Source data –

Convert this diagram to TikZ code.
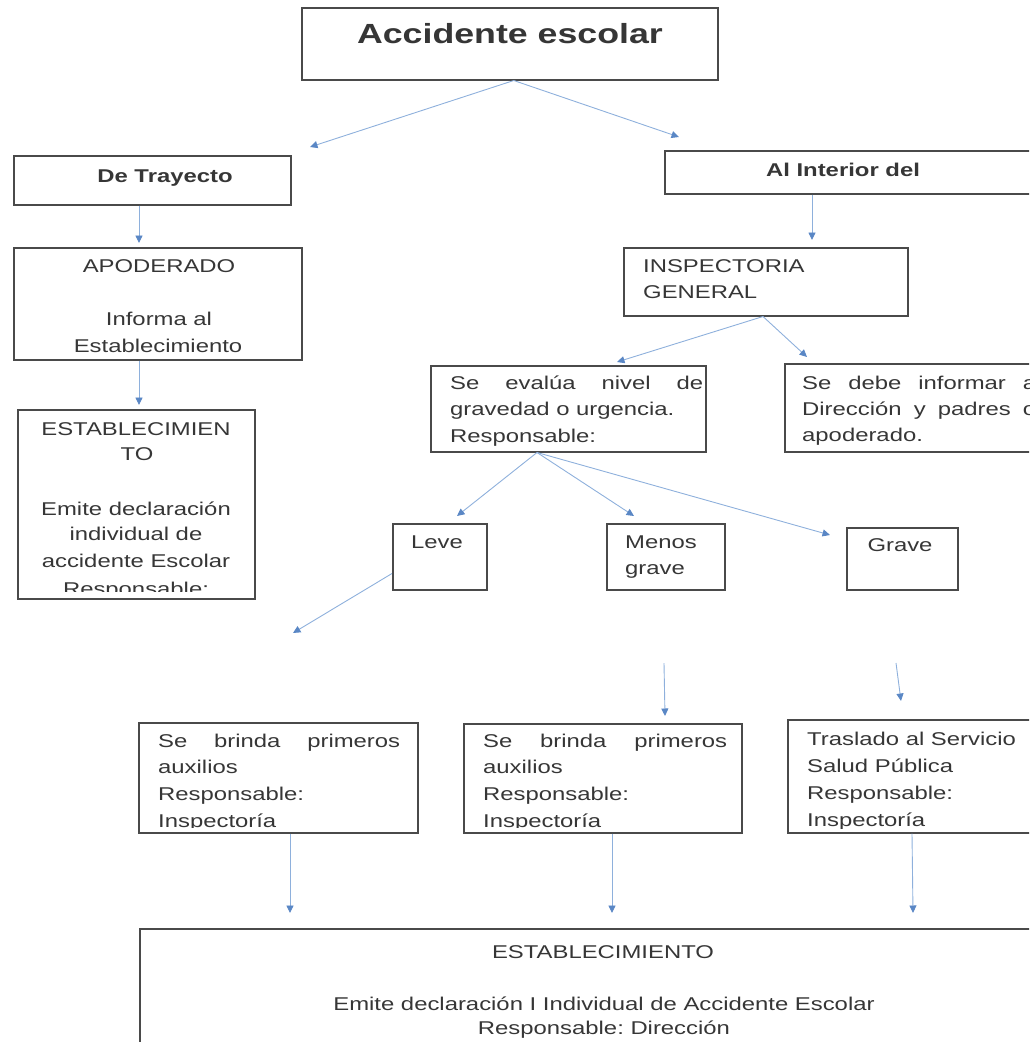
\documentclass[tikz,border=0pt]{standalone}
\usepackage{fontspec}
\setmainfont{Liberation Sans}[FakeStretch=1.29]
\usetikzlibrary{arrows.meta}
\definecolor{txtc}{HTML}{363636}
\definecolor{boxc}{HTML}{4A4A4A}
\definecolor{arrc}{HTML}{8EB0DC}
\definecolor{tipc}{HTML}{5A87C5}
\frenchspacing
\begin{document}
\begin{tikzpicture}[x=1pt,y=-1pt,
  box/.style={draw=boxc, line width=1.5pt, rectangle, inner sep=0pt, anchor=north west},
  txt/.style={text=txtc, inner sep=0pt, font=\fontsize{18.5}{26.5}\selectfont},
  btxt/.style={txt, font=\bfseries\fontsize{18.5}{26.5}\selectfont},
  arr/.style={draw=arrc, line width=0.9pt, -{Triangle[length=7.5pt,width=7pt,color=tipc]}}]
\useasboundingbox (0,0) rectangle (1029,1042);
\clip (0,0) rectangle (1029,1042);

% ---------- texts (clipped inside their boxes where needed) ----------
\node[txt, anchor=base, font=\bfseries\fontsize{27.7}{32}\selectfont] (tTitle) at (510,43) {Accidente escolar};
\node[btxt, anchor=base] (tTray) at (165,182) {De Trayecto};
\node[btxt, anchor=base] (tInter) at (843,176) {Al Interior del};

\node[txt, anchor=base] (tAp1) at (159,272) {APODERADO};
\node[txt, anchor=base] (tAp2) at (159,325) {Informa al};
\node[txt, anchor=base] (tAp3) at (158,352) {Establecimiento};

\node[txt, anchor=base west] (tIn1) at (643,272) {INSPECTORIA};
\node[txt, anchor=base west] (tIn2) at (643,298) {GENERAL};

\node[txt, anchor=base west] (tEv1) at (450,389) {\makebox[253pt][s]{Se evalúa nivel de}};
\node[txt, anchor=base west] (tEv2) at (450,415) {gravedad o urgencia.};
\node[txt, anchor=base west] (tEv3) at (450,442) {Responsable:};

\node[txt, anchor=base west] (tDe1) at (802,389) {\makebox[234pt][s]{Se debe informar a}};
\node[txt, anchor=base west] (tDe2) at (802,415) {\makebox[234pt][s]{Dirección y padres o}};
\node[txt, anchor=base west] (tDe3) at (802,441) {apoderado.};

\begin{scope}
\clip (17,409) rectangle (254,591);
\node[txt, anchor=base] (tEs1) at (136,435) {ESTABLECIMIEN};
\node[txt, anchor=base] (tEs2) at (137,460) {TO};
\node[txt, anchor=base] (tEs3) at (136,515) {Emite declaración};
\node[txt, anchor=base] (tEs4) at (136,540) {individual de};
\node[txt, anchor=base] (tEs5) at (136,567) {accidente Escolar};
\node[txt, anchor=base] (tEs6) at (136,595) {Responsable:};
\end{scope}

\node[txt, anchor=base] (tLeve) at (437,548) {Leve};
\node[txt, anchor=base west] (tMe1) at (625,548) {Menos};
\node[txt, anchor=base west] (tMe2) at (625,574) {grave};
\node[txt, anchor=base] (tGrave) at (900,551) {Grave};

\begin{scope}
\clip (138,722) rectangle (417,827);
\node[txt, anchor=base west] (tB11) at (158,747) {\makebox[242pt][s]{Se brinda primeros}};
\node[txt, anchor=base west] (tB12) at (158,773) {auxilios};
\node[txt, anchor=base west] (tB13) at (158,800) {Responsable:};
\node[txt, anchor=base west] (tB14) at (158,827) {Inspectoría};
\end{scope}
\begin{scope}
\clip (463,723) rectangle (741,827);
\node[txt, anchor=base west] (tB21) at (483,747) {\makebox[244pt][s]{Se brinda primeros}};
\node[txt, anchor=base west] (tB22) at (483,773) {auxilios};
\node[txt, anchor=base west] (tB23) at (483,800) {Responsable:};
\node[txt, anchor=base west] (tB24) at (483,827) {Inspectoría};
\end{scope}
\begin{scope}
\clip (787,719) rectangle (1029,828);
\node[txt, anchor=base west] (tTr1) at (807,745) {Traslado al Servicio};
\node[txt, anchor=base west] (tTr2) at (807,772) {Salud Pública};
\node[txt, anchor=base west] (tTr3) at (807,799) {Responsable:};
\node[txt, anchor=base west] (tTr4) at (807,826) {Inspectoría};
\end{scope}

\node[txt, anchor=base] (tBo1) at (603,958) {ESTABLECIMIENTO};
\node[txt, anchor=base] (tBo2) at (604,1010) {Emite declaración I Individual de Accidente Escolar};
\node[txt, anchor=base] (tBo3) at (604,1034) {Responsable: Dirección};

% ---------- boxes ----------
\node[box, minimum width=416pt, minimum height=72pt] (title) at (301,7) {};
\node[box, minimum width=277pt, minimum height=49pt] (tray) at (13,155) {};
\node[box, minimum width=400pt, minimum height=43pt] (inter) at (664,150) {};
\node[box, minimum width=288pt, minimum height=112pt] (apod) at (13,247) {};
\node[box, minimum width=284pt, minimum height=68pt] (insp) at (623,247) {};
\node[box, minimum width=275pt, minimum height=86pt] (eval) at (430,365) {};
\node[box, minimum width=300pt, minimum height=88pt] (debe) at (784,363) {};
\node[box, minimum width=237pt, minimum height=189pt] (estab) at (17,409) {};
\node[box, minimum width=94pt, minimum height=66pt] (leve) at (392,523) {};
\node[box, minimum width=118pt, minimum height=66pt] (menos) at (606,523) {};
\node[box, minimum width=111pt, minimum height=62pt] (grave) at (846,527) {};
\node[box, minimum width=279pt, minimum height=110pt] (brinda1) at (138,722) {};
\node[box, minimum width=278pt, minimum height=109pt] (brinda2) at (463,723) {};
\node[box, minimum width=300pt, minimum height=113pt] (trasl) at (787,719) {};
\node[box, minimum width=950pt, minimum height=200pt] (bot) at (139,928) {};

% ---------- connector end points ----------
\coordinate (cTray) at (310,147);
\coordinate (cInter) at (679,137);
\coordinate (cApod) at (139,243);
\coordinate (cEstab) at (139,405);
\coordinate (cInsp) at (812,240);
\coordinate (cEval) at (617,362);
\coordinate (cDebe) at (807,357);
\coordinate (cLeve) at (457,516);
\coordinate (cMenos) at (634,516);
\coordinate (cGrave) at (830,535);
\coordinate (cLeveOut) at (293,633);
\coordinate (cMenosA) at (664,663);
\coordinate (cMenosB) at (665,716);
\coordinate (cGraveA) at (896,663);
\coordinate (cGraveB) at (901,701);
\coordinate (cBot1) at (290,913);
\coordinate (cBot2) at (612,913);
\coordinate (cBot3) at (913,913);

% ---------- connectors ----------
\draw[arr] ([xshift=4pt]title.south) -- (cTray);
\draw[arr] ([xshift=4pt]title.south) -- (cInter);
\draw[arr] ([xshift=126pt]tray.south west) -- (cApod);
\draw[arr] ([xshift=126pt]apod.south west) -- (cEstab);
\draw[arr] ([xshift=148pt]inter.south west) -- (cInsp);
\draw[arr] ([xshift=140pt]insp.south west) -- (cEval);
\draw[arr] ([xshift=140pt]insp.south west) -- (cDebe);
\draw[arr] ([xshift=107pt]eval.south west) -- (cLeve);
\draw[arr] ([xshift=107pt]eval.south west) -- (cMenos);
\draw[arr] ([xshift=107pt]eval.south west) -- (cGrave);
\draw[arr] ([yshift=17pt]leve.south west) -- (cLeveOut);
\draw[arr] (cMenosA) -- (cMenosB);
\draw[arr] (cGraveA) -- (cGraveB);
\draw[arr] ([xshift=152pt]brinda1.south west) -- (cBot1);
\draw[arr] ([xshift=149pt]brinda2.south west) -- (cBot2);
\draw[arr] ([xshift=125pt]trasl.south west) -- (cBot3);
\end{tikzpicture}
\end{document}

...

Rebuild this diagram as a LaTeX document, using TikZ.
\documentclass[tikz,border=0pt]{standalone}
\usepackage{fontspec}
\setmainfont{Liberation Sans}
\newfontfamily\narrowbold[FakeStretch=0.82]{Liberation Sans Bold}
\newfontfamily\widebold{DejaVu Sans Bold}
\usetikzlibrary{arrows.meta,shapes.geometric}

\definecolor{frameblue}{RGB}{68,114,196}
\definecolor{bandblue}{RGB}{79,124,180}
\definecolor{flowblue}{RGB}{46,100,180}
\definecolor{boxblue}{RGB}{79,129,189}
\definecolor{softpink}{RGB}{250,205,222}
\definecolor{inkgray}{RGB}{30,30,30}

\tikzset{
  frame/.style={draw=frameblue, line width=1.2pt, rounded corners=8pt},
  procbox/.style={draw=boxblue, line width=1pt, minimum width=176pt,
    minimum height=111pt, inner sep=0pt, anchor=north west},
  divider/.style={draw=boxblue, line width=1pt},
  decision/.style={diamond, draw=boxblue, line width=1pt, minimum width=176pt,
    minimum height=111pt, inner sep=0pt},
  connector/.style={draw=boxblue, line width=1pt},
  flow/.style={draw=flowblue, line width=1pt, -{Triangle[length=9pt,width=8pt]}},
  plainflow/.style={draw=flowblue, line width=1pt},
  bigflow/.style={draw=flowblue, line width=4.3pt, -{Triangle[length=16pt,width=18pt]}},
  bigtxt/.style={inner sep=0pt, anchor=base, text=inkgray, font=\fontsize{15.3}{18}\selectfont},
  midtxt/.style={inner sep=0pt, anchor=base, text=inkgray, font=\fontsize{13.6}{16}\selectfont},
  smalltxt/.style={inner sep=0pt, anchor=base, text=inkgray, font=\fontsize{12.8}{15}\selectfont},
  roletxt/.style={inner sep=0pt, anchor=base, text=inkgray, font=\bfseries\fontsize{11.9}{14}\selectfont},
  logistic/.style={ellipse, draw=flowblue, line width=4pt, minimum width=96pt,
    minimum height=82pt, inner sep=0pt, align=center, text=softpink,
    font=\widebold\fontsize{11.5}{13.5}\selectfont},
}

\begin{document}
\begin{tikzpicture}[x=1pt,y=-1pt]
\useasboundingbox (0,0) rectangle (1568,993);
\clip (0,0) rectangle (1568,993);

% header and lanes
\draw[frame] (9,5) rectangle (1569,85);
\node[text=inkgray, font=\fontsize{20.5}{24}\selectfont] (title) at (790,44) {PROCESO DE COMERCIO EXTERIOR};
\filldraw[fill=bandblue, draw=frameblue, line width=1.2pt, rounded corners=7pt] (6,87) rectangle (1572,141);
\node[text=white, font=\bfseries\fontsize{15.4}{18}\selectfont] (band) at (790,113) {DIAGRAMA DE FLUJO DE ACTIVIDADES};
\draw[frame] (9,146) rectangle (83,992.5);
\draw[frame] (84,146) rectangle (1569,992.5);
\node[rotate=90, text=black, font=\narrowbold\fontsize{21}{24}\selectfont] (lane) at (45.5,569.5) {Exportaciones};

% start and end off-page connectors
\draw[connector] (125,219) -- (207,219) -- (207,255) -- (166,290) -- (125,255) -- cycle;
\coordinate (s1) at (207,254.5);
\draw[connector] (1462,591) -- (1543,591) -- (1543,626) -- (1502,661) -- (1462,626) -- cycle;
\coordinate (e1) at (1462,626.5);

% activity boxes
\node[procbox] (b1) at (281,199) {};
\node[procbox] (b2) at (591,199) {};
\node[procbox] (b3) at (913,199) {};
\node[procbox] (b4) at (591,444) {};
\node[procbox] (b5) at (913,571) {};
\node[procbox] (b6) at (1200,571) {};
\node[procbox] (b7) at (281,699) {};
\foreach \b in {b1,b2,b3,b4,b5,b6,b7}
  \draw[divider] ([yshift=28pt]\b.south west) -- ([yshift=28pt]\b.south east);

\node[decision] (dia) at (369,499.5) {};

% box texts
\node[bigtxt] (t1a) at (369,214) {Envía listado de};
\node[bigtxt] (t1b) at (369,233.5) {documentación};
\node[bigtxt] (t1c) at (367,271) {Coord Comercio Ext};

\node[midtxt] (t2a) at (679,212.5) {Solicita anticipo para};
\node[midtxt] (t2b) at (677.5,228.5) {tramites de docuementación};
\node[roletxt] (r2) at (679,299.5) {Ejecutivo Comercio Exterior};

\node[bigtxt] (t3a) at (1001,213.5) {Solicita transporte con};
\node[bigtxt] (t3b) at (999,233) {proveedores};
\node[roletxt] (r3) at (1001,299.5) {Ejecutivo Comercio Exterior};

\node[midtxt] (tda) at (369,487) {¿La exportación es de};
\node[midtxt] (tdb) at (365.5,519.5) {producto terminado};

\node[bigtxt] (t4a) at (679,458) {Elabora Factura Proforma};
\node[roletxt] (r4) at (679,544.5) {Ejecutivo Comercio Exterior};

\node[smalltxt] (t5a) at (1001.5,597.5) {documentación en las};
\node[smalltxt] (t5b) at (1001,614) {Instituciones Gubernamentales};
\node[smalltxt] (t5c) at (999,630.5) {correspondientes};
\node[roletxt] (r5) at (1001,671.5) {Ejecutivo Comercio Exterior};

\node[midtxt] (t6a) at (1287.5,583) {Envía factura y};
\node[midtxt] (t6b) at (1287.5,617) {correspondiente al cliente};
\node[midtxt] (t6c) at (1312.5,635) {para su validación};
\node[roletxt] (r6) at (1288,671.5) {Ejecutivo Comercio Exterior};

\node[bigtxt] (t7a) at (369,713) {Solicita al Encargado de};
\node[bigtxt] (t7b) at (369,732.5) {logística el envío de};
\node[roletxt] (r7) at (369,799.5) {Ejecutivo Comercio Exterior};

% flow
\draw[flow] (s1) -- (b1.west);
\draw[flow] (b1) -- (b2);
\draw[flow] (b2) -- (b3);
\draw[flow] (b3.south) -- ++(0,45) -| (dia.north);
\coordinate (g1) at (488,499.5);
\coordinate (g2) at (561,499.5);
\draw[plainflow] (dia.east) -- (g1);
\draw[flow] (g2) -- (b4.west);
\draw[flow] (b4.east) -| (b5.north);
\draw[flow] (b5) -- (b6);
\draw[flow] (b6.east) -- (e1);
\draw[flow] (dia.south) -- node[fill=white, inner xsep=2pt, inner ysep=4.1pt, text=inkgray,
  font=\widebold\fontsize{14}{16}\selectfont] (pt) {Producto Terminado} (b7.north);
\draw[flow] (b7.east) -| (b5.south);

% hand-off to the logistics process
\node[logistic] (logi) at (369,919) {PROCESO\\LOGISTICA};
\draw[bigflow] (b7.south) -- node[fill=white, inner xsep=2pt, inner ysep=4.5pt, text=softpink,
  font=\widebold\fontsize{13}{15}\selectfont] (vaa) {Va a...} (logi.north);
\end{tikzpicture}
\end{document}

...

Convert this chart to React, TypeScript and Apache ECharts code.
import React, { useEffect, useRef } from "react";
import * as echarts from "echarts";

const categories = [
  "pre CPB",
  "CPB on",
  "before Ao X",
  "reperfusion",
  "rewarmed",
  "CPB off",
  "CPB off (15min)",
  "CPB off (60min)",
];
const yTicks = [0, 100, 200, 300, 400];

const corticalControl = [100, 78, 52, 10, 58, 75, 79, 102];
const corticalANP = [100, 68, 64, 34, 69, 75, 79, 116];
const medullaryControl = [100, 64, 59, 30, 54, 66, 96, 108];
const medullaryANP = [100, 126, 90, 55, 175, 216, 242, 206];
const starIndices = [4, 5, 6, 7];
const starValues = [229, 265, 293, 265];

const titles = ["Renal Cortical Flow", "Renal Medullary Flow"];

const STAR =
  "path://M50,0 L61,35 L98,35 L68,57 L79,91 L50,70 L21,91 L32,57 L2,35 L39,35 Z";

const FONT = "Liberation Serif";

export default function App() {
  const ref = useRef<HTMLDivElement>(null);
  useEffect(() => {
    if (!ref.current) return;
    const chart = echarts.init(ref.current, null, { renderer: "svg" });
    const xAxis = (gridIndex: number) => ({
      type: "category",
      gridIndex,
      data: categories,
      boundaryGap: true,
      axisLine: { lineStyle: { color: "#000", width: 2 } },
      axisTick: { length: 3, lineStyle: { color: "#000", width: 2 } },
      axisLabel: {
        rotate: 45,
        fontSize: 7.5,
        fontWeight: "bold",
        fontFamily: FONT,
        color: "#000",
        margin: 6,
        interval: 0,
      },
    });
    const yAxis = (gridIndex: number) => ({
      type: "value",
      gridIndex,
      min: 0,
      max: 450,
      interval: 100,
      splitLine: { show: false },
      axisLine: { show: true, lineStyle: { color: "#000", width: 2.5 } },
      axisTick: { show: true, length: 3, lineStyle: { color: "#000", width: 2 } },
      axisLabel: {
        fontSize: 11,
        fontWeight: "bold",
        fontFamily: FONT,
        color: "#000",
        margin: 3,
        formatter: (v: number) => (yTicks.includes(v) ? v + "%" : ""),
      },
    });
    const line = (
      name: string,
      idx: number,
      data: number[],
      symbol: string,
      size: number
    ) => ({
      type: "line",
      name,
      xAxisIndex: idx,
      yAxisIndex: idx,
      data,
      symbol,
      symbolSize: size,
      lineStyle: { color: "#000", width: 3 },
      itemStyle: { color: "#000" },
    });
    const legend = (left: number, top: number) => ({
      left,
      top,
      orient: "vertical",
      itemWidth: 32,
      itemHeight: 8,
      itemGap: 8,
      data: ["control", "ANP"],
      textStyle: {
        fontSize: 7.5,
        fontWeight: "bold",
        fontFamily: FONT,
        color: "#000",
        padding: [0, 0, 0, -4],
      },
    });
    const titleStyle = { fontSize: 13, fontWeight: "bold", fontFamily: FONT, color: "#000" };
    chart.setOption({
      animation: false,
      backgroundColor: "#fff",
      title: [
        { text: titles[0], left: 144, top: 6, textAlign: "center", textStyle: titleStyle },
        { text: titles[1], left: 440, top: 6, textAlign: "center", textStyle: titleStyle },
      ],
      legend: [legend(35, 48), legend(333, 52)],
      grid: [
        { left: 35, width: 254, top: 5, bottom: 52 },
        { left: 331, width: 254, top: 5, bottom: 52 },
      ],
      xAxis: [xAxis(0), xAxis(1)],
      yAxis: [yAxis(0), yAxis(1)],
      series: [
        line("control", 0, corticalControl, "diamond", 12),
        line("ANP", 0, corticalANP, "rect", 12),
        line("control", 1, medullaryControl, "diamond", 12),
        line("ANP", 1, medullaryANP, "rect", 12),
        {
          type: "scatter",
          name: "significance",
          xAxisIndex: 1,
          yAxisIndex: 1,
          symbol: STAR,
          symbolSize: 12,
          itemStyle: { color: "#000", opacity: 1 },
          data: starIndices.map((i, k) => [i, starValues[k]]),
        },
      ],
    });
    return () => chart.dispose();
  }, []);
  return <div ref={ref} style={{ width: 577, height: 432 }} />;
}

Task objective –
Only the lines from the one with "Convert this chart" up to the one with "const yTicks = [0, 100, 200, 300, 400];" should be repeated, both included, exactly as they appear.

The response –
Convert this chart to React, TypeScript and Apache ECharts code.
import React, { useEffect, useRef } from "react";
import * as echarts from "echarts";

const categories = [
  "pre CPB",
  "CPB on",
  "before Ao X",
  "reperfusion",
  "rewarmed",
  "CPB off",
  "CPB off (15min)",
  "CPB off (60min)",
];
const yTicks = [0, 100, 200, 300, 400];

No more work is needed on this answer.